Name of binary file to store samples. The samples are saved in a binary file that can be read with a SAS code or an R code to perform more sophisticated analyses than are available from MARK.
Default SD of normal jumping distribution. For beta parameters that are not a part of hyperdistributions, the default step size to generate the next value of the parameter is generated as a random normal variable with a SD specified in this edit box. Typically, you want to accept the new parameter value about 45% of the time, so you can adjust this SD to approximately obtain this acceptance rate.
Number of hyperdistributions. The main purpose of the MCMC algorithm in MARK is to estimate mean and variances of sets of parameters, i.e., estimate the values of the hyperdistribution of a set of beta parameters. Using this edit box, or the accompanying spinner, you can specify the number of hyperdistributions that you want to model.
Hyperdistribution means modeled with a design matrix. Checking this check box allows you to model the means of the hyperdistributions with linear models specified in the MCMC hyper design matrix. You must specify the number of columns you want in the design matrix, because the hyper design matrix is not as flexible as the usual design matrix used in MARK to build models.
Variance-covariance specified. Checking this check box allows you to specify the variance-covariance of the hyperdistributions. You do not need to check this box unless you want to estimate the process correlation between the beta parameters being estimated in the MCMC estimation process. If you do want to estimate this correlation, you have to construct the MCMC VCMatrix.
Prior Distribution on Parameters not in Hyperdistributions. Although the most likely use of the MCMC estimation procedure is to estimate the mean and variance of hyperdistributions, most models in MARK include other nuisance parameters in the models. These parameters also require a prior distribution. Three options are provided. The first is to ignore the prior distribution, and never use it to decide whether a new value in the Markov Chain is accepted or rejected. The second option is to specify a default prior distribution, consisting of a normal distribution with the mean and variance provided. All parameters not included in a hyperdistribution will use this normal prior. The third option is to specify the prior distribution for each parameter individually. However, only normal priors are allowed, so you can only specify a mean and standard deviation appropriate for each of the non-hyperdistribution parameters.
Diagnostics. This group of controls determines what diagnostic values will be generated. Checking the GIBBSIT sample size box will produce a table of estimated sample sizes for the burn-in period and the samples to store. Selecting the multiple Markov chains option will produce a diagnostic statistic (R-hat) useful for determining if the Markov chains have adequately sampled the posterior distribution.
Once you have specified the appropriate values, or want to accept the defaults, click the OK button to continue. If you have specified 1 or more hyperdistributions are to be modeled, then additional dialog windows will request information on these hyperdistributions.
When MCMC estimation is run in MARK, the resulting output is not stored in the Results Browser Window, or in the Results File. Rather, the output is placed in a Notepad Window, which you can then save to a file for later retrieval.
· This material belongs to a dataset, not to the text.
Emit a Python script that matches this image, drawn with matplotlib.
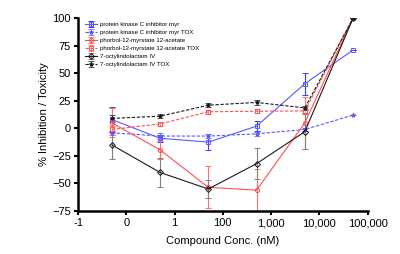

Summaries provided for each of the beta parameters, hyperdistribution parameters, and real parameters are the mean, standard deviation, median, and mode, plus the percentage of trials when a new value was accepted (labeled as the proportion of jumps accepted). In addition, the percentiles of 2.5, 5, 10, 20, 80, 90, 95, and 97.5 are listed. These values can be used to create credibility intervals for the parameters. In addition, the binary output file is available to use for additional analyses with the SAS code or R code provided.